:: WHAT YOU HAVE TO DO ::
Every line of the listing must be reproduced as it stands. Leave the images behind.

:: SUPPLIED INFORMATION ::
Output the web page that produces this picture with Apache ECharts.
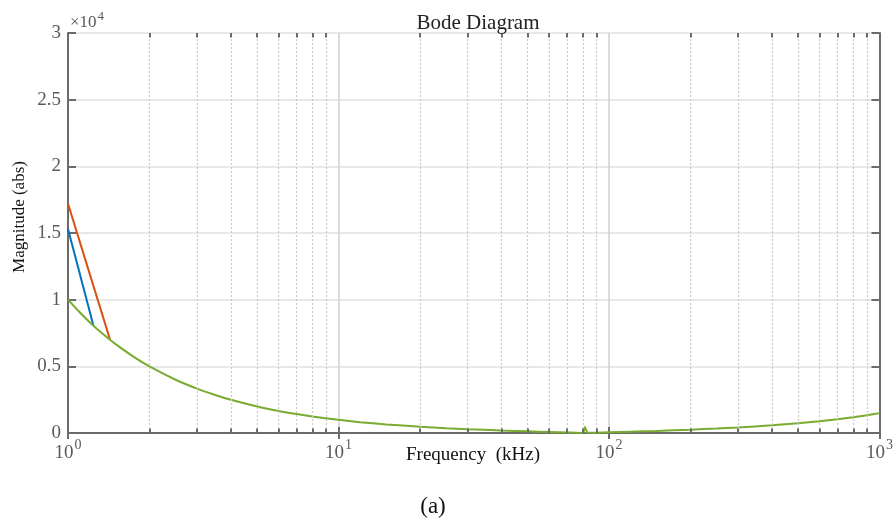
<!DOCTYPE html>
<html>
<head>
<meta charset="utf-8">
<script src="https://cdn.jsdelivr.net/npm/echarts@6/dist/echarts.min.js"></script>
<style>
  html, body { margin: 0; padding: 0; background: #fff; }
  #chart { width: 896px; height: 521px; }
</style>
</head>
<body>
<div id="chart"></div>
<script>
// values (frequency in kHz, magnitude in abs)
const freq = [1, 1.1, 1.2, 1.3, 1.5, 1.75, 2, 2.5, 3, 3.5, 4, 5, 6, 7, 8, 10, 12, 15, 20, 25, 30, 40, 50, 60, 70, 75, 79, 80.5, 81.5, 83, 85, 90, 100, 120, 150, 200, 250, 300, 400, 500, 600, 700, 800, 900, 1000]
const magGreen = [9998, 9090, 8331, 7690, 6665, 5712, 4997, 3996, 3329, 2852, 2494, 1993, 1658, 1418, 1238, 985, 815, 644, 470, 363, 288, 190, 125, 77, 38, 21, 8, 60, 450, 60, 10, 24, 50, 97, 158, 250, 335, 417, 575, 730, 883, 1036, 1188, 1339, 1490]
const blueLine = [[1, 15300], [1.24, 8100]]
const orangeLine = [[1, 17200], [1.43, 7000]]

const yTicks = [0, 5000, 10000, 15000, 20000, 25000, 30000]
const minorTicks = [2, 3, 4, 5, 6, 7, 8, 9, 20, 30, 40, 50, 60, 70, 80, 90, 200, 300, 400, 500, 600, 700, 800, 900]

const serif = 'Liberation Serif'
const axisColor = '#6b6b6b'
const labelColor = '#5a5a5a'

const chart = echarts.init(document.getElementById('chart'))

const minorGrid = minorTicks.map(v => ({ xAxis: v }))
const minorTickMarks = []
minorTicks.forEach(v => {
    minorTickMarks.push([{ coord: [v, 0] }, { coord: [v, 330] }])
    minorTickMarks.push([{ coord: [v, 30000] }, { coord: [v, 29670] }])
})

chart.setOption({
    animation: false,
    title: {
        text: 'Bode Diagram',
        left: 473,
        top: 8,
        textAlign: 'center',
        textStyle: { fontFamily: serif, fontSize: 21, fontWeight: 'normal', color: '#222' }
    },
    grid: { left: 68, right: 16, top: 33, bottom: 88 },
    graphic: [
        {
            type: 'text',
            left: 70,
            top: 10,
            style: {
                text: '{a|×10}{b|4}',
                rich: {
                    a: { fontFamily: serif, fontSize: 17, fill: labelColor, lineHeight: 26, verticalAlign: 'middle' },
                    b: { fontFamily: serif, fontSize: 13, fill: labelColor, lineHeight: 8, verticalAlign: 'top', padding: [0, 0, 0, 1] }
                }
            }
        },
        {
            type: 'text',
            x: 20,
            y: 217,
            rotation: Math.PI / 2,
            style: {
                text: 'Magnitude (abs)',
                fontFamily: serif, fontSize: 17, fill: '#111',
                align: 'center', verticalAlign: 'middle'
            }
        },
        {
            type: 'text',
            x: 473,
            y: 455,
            style: {
                text: 'Frequency  (kHz)',
                fontFamily: serif, fontSize: 19, fill: '#111',
                align: 'center', verticalAlign: 'middle'
            }
        },
        {
            type: 'text',
            x: 433,
            y: 507,
            style: {
                text: '(a)', fontFamily: serif, fontSize: 23, fill: '#111',
                align: 'center', verticalAlign: 'middle'
            }
        }
    ],
    xAxis: [
        {
            type: 'log',
            logBase: 10,
            min: 1,
            max: 1000,
            axisLine: { lineStyle: { color: axisColor, width: 2 } },
            axisTick: { inside: true, length: 6, lineStyle: { color: axisColor, width: 2 } },
            axisLabel: {
                margin: 5,
                formatter: v => '{a|10}{b|' + Math.round(Math.log10(v)) + '}',
                rich: {
                    a: { fontFamily: serif, fontSize: 19, color: labelColor, lineHeight: 30, verticalAlign: 'middle' },
                    b: { fontFamily: serif, fontSize: 14, color: labelColor, lineHeight: 10, verticalAlign: 'top', padding: [0, 0, 0, 1] }
                }
            },
            splitLine: { show: true, lineStyle: { color: '#cfcfcf', width: 1.5 } }
        },
        {
            type: 'log',
            logBase: 10,
            min: 1,
            max: 1000,
            position: 'top',
            axisLine: { lineStyle: { color: axisColor, width: 2 } },
            axisTick: { inside: true, length: 6, lineStyle: { color: axisColor, width: 2 } },
            axisLabel: { show: false },
            splitLine: { show: false }
        }
    ],
    yAxis: [
        {
            type: 'value',
            min: 0,
            max: 30000,
            interval: 5000,
            axisLine: { show: true, lineStyle: { color: axisColor, width: 2 } },
            axisTick: { show: true, inside: true, length: 8, lineStyle: { color: axisColor, width: 2 } },
            axisLabel: {
                fontFamily: serif, fontSize: 19, color: labelColor, margin: 7,
                formatter: v => yTicks.includes(v) ? String(v / 10000) : ''
            },
            splitLine: { show: true, lineStyle: { color: '#e0e0e0', width: 1.5 } }
        },
        {
            type: 'value',
            min: 0,
            max: 30000,
            interval: 5000,
            position: 'right',
            axisLine: { show: true, lineStyle: { color: axisColor, width: 2 } },
            axisTick: { show: true, inside: true, length: 8, lineStyle: { color: axisColor, width: 2 } },
            axisLabel: { show: false },
            splitLine: { show: false }
        }
    ],
    series: [
        {
            name: 'minor',
            type: 'line',
            data: [],
            silent: true,
            markLine: {
                silent: true,
                symbol: 'none',
                label: { show: false },
                lineStyle: { color: '#c8c8c8', type: [2, 2], width: 1.2 },
                data: minorGrid
            }
        },
        {
            name: 'minorTicks',
            type: 'line',
            data: [],
            silent: true,
            markLine: {
                silent: true,
                symbol: 'none',
                label: { show: false },
                lineStyle: { color: axisColor, type: 'solid', width: 2 },
                data: minorTickMarks
            }
        },
        {
            name: 'blue',
            type: 'line',
            showSymbol: false,
            lineStyle: { color: '#0072BD', width: 2 },
            data: blueLine
        },
        {
            name: 'orange',
            type: 'line',
            showSymbol: false,
            lineStyle: { color: '#D95319', width: 2 },
            data: orangeLine
        },
        {
            name: 'green',
            type: 'line',
            showSymbol: false,
            smooth: 0.2,
            lineStyle: { color: '#77AC30', width: 2 },
            data: freq.map((f, i) => [f, magGreen[i]])
        }
    ]
})
</script>
</body>
</html>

:: SOLUTION FOR THIS PROBLEM ::
Output the web page that produces this picture with Apache ECharts.
<!DOCTYPE html>
<html>
<head>
<meta charset="utf-8">
<script src="https://cdn.jsdelivr.net/npm/echarts@6/dist/echarts.min.js"></script>
<style>
  html, body { margin: 0; padding: 0; background: #fff; }
  #chart { width: 896px; height: 521px; }
</style>
</head>
<body>
<div id="chart"></div>
<script>
// values (frequency in kHz, magnitude in abs)
const freq = [1, 1.1, 1.2, 1.3, 1.5, 1.75, 2, 2.5, 3, 3.5, 4, 5, 6, 7, 8, 10, 12, 15, 20, 25, 30, 40, 50, 60, 70, 75, 79, 80.5, 81.5, 83, 85, 90, 100, 120, 150, 200, 250, 300, 400, 500, 600, 700, 800, 900, 1000]
const magGreen = [9998, 9090, 8331, 7690, 6665, 5712, 4997, 3996, 3329, 2852, 2494, 1993, 1658, 1418, 1238, 985, 815, 644, 470, 363, 288, 190, 125, 77, 38, 21, 8, 60, 450, 60, 10, 24, 50, 97, 158, 250, 335, 417, 575, 730, 883, 1036, 1188, 1339, 1490]
const blueLine = [[1, 15300], [1.24, 8100]]
const orangeLine = [[1, 17200], [1.43, 7000]]

const yTicks = [0, 5000, 10000, 15000, 20000, 25000, 30000]
const minorTicks = [2, 3, 4, 5, 6, 7, 8, 9, 20, 30, 40, 50, 60, 70, 80, 90, 200, 300, 400, 500, 600, 700, 800, 900]

const serif = 'Liberation Serif'
const axisColor = '#6b6b6b'
const labelColor = '#5a5a5a'

const chart = echarts.init(document.getElementById('chart'))

const minorGrid = minorTicks.map(v => ({ xAxis: v }))
const minorTickMarks = []
minorTicks.forEach(v => {
    minorTickMarks.push([{ coord: [v, 0] }, { coord: [v, 330] }])
    minorTickMarks.push([{ coord: [v, 30000] }, { coord: [v, 29670] }])
})

chart.setOption({
    animation: false,
    title: {
        text: 'Bode Diagram',
        left: 473,
        top: 8,
        textAlign: 'center',
        textStyle: { fontFamily: serif, fontSize: 21, fontWeight: 'normal', color: '#222' }
    },
    grid: { left: 68, right: 16, top: 33, bottom: 88 },
    graphic: [
        {
            type: 'text',
            left: 70,
            top: 10,
            style: {
                text: '{a|×10}{b|4}',
                rich: {
                    a: { fontFamily: serif, fontSize: 17, fill: labelColor, lineHeight: 26, verticalAlign: 'middle' },
                    b: { fontFamily: serif, fontSize: 13, fill: labelColor, lineHeight: 8, verticalAlign: 'top', padding: [0, 0, 0, 1] }
                }
            }
        },
        {
            type: 'text',
            x: 20,
            y: 217,
            rotation: Math.PI / 2,
            style: {
                text: 'Magnitude (abs)',
                fontFamily: serif, fontSize: 17, fill: '#111',
                align: 'center', verticalAlign: 'middle'
            }
        },
        {
            type: 'text',
            x: 473,
            y: 455,
            style: {
                text: 'Frequency  (kHz)',
                fontFamily: serif, fontSize: 19, fill: '#111',
                align: 'center', verticalAlign: 'middle'
            }
        },
        {
            type: 'text',
            x: 433,
            y: 507,
            style: {
                text: '(a)', fontFamily: serif, fontSize: 23, fill: '#111',
                align: 'center', verticalAlign: 'middle'
            }
        }
    ],
    xAxis: [
        {
            type: 'log',
            logBase: 10,
            min: 1,
            max: 1000,
            axisLine: { lineStyle: { color: axisColor, width: 2 } },
            axisTick: { inside: true, length: 6, lineStyle: { color: axisColor, width: 2 } },
            axisLabel: {
                margin: 5,
                formatter: v => '{a|10}{b|' + Math.round(Math.log10(v)) + '}',
                rich: {
                    a: { fontFamily: serif, fontSize: 19, color: labelColor, lineHeight: 30, verticalAlign: 'middle' },
                    b: { fontFamily: serif, fontSize: 14, color: labelColor, lineHeight: 10, verticalAlign: 'top', padding: [0, 0, 0, 1] }
                }
            },
            splitLine: { show: true, lineStyle: { color: '#cfcfcf', width: 1.5 } }
        },
        {
            type: 'log',
            logBase: 10,
            min: 1,
            max: 1000,
            position: 'top',
            axisLine: { lineStyle: { color: axisColor, width: 2 } },
            axisTick: { inside: true, length: 6, lineStyle: { color: axisColor, width: 2 } },
            axisLabel: { show: false },
            splitLine: { show: false }
        }
    ],
    yAxis: [
        {
            type: 'value',
            min: 0,
            max: 30000,
            interval: 5000,
            axisLine: { show: true, lineStyle: { color: axisColor, width: 2 } },
            axisTick: { show: true, inside: true, length: 8, lineStyle: { color: axisColor, width: 2 } },
            axisLabel: {
                fontFamily: serif, fontSize: 19, color: labelColor, margin: 7,
                formatter: v => yTicks.includes(v) ? String(v / 10000) : ''
            },
            splitLine: { show: true, lineStyle: { color: '#e0e0e0', width: 1.5 } }
        },
        {
            type: 'value',
            min: 0,
            max: 30000,
            interval: 5000,
            position: 'right',
            axisLine: { show: true, lineStyle: { color: axisColor, width: 2 } },
            axisTick: { show: true, inside: true, length: 8, lineStyle: { color: axisColor, width: 2 } },
            axisLabel: { show: false },
            splitLine: { show: false }
        }
    ],
    series: [
        {
            name: 'minor',
            type: 'line',
            data: [],
            silent: true,
            markLine: {
                silent: true,
                symbol: 'none',
                label: { show: false },
                lineStyle: { color: '#c8c8c8', type: [2, 2], width: 1.2 },
                data: minorGrid
            }
        },
        {
            name: 'minorTicks',
            type: 'line',
            data: [],
            silent: true,
            markLine: {
                silent: true,
                symbol: 'none',
                label: { show: false },
                lineStyle: { color: axisColor, type: 'solid', width: 2 },
                data: minorTickMarks
            }
        },
        {
            name: 'blue',
            type: 'line',
            showSymbol: false,
            lineStyle: { color: '#0072BD', width: 2 },
            data: blueLine
        },
        {
            name: 'orange',
            type: 'line',
            showSymbol: false,
            lineStyle: { color: '#D95319', width: 2 },
            data: orangeLine
        },
        {
            name: 'green',
            type: 'line',
            showSymbol: false,
            smooth: 0.2,
            lineStyle: { color: '#77AC30', width: 2 },
            data: freq.map((f, i) => [f, magGreen[i]])
        }
    ]
})
</script>
</body>
</html>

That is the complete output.